DATA:
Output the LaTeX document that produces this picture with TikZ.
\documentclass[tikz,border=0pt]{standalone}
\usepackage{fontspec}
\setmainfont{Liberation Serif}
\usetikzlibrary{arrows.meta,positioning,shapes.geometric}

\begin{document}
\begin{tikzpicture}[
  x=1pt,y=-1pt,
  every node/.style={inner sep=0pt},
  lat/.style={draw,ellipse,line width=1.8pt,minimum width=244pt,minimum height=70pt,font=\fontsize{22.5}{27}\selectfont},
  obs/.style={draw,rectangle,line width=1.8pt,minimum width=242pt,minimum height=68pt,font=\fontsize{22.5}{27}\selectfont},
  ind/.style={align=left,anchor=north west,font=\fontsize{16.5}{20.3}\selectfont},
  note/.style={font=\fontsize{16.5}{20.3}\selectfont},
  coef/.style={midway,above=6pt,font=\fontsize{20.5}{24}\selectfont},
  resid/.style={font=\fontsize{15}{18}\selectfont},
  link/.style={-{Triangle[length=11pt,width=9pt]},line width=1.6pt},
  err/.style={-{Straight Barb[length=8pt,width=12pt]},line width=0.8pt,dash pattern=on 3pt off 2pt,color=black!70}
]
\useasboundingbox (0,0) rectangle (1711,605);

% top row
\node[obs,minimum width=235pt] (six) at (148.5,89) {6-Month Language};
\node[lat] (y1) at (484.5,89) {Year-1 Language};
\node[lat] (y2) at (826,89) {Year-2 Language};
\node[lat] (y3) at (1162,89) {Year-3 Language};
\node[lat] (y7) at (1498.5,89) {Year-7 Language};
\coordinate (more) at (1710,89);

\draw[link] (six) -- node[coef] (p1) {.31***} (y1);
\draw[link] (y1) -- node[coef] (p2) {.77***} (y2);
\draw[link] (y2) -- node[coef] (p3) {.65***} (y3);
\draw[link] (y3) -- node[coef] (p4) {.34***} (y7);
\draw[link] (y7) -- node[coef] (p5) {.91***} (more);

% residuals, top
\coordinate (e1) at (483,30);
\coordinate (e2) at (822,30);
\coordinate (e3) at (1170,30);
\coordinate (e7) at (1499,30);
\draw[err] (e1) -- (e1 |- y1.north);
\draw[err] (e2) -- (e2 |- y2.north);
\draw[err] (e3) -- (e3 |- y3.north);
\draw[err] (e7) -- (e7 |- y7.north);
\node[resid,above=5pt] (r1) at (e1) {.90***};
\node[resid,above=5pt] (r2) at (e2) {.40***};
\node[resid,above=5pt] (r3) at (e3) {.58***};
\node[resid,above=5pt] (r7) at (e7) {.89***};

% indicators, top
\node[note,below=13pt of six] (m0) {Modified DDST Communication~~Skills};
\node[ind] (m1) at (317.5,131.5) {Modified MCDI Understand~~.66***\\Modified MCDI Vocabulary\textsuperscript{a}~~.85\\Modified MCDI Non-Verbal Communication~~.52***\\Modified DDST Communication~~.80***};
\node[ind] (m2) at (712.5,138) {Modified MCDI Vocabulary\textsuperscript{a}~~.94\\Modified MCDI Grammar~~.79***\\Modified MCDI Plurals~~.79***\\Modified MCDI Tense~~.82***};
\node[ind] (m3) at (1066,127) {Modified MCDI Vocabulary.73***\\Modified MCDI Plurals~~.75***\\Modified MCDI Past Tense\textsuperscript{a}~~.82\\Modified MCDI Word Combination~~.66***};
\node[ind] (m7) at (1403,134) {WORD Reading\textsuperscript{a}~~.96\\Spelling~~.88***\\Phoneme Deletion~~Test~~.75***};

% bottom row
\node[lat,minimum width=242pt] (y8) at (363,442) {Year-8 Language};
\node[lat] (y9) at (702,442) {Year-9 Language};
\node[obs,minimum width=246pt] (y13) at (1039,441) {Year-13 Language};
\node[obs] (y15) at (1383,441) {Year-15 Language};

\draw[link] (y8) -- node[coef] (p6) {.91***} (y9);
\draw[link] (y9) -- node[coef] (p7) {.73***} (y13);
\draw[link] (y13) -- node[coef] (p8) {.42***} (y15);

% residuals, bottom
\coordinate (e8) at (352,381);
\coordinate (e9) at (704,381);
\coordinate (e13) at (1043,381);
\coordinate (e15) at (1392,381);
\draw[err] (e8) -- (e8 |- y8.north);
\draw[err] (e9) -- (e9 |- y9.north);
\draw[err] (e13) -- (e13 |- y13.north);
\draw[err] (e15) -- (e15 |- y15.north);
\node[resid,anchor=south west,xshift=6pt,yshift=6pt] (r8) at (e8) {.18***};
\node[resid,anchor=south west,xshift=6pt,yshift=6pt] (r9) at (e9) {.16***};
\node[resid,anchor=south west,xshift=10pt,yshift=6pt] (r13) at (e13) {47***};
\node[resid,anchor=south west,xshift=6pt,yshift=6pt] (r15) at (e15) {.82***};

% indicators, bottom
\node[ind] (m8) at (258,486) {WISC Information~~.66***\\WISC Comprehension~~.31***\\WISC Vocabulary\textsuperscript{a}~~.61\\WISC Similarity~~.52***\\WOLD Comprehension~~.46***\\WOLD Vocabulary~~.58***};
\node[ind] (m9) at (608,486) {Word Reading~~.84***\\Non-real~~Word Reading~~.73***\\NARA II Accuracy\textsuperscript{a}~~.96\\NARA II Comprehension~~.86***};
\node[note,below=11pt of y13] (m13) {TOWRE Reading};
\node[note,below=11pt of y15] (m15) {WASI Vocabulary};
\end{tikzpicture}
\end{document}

PROBLEM STATEMENT:
Each line of the listing above should be output exactly.

FINISHED EXERCISE:
Output the LaTeX document that produces this picture with TikZ.
\documentclass[tikz,border=0pt]{standalone}
\usepackage{fontspec}
\setmainfont{Liberation Serif}
\usetikzlibrary{arrows.meta,positioning,shapes.geometric}

\begin{document}
\begin{tikzpicture}[
  x=1pt,y=-1pt,
  every node/.style={inner sep=0pt},
  lat/.style={draw,ellipse,line width=1.8pt,minimum width=244pt,minimum height=70pt,font=\fontsize{22.5}{27}\selectfont},
  obs/.style={draw,rectangle,line width=1.8pt,minimum width=242pt,minimum height=68pt,font=\fontsize{22.5}{27}\selectfont},
  ind/.style={align=left,anchor=north west,font=\fontsize{16.5}{20.3}\selectfont},
  note/.style={font=\fontsize{16.5}{20.3}\selectfont},
  coef/.style={midway,above=6pt,font=\fontsize{20.5}{24}\selectfont},
  resid/.style={font=\fontsize{15}{18}\selectfont},
  link/.style={-{Triangle[length=11pt,width=9pt]},line width=1.6pt},
  err/.style={-{Straight Barb[length=8pt,width=12pt]},line width=0.8pt,dash pattern=on 3pt off 2pt,color=black!70}
]
\useasboundingbox (0,0) rectangle (1711,605);

% top row
\node[obs,minimum width=235pt] (six) at (148.5,89) {6-Month Language};
\node[lat] (y1) at (484.5,89) {Year-1 Language};
\node[lat] (y2) at (826,89) {Year-2 Language};
\node[lat] (y3) at (1162,89) {Year-3 Language};
\node[lat] (y7) at (1498.5,89) {Year-7 Language};
\coordinate (more) at (1710,89);

\draw[link] (six) -- node[coef] (p1) {.31***} (y1);
\draw[link] (y1) -- node[coef] (p2) {.77***} (y2);
\draw[link] (y2) -- node[coef] (p3) {.65***} (y3);
\draw[link] (y3) -- node[coef] (p4) {.34***} (y7);
\draw[link] (y7) -- node[coef] (p5) {.91***} (more);

% residuals, top
\coordinate (e1) at (483,30);
\coordinate (e2) at (822,30);
\coordinate (e3) at (1170,30);
\coordinate (e7) at (1499,30);
\draw[err] (e1) -- (e1 |- y1.north);
\draw[err] (e2) -- (e2 |- y2.north);
\draw[err] (e3) -- (e3 |- y3.north);
\draw[err] (e7) -- (e7 |- y7.north);
\node[resid,above=5pt] (r1) at (e1) {.90***};
\node[resid,above=5pt] (r2) at (e2) {.40***};
\node[resid,above=5pt] (r3) at (e3) {.58***};
\node[resid,above=5pt] (r7) at (e7) {.89***};

% indicators, top
\node[note,below=13pt of six] (m0) {Modified DDST Communication~~Skills};
\node[ind] (m1) at (317.5,131.5) {Modified MCDI Understand~~.66***\\Modified MCDI Vocabulary\textsuperscript{a}~~.85\\Modified MCDI Non-Verbal Communication~~.52***\\Modified DDST Communication~~.80***};
\node[ind] (m2) at (712.5,138) {Modified MCDI Vocabulary\textsuperscript{a}~~.94\\Modified MCDI Grammar~~.79***\\Modified MCDI Plurals~~.79***\\Modified MCDI Tense~~.82***};
\node[ind] (m3) at (1066,127) {Modified MCDI Vocabulary.73***\\Modified MCDI Plurals~~.75***\\Modified MCDI Past Tense\textsuperscript{a}~~.82\\Modified MCDI Word Combination~~.66***};
\node[ind] (m7) at (1403,134) {WORD Reading\textsuperscript{a}~~.96\\Spelling~~.88***\\Phoneme Deletion~~Test~~.75***};

% bottom row
\node[lat,minimum width=242pt] (y8) at (363,442) {Year-8 Language};
\node[lat] (y9) at (702,442) {Year-9 Language};
\node[obs,minimum width=246pt] (y13) at (1039,441) {Year-13 Language};
\node[obs] (y15) at (1383,441) {Year-15 Language};

\draw[link] (y8) -- node[coef] (p6) {.91***} (y9);
\draw[link] (y9) -- node[coef] (p7) {.73***} (y13);
\draw[link] (y13) -- node[coef] (p8) {.42***} (y15);

% residuals, bottom
\coordinate (e8) at (352,381);
\coordinate (e9) at (704,381);
\coordinate (e13) at (1043,381);
\coordinate (e15) at (1392,381);
\draw[err] (e8) -- (e8 |- y8.north);
\draw[err] (e9) -- (e9 |- y9.north);
\draw[err] (e13) -- (e13 |- y13.north);
\draw[err] (e15) -- (e15 |- y15.north);
\node[resid,anchor=south west,xshift=6pt,yshift=6pt] (r8) at (e8) {.18***};
\node[resid,anchor=south west,xshift=6pt,yshift=6pt] (r9) at (e9) {.16***};
\node[resid,anchor=south west,xshift=10pt,yshift=6pt] (r13) at (e13) {47***};
\node[resid,anchor=south west,xshift=6pt,yshift=6pt] (r15) at (e15) {.82***};

% indicators, bottom
\node[ind] (m8) at (258,486) {WISC Information~~.66***\\WISC Comprehension~~.31***\\WISC Vocabulary\textsuperscript{a}~~.61\\WISC Similarity~~.52***\\WOLD Comprehension~~.46***\\WOLD Vocabulary~~.58***};
\node[ind] (m9) at (608,486) {Word Reading~~.84***\\Non-real~~Word Reading~~.73***\\NARA II Accuracy\textsuperscript{a}~~.96\\NARA II Comprehension~~.86***};
\node[note,below=11pt of y13] (m13) {TOWRE Reading};
\node[note,below=11pt of y15] (m15) {WASI Vocabulary};
\end{tikzpicture}
\end{document}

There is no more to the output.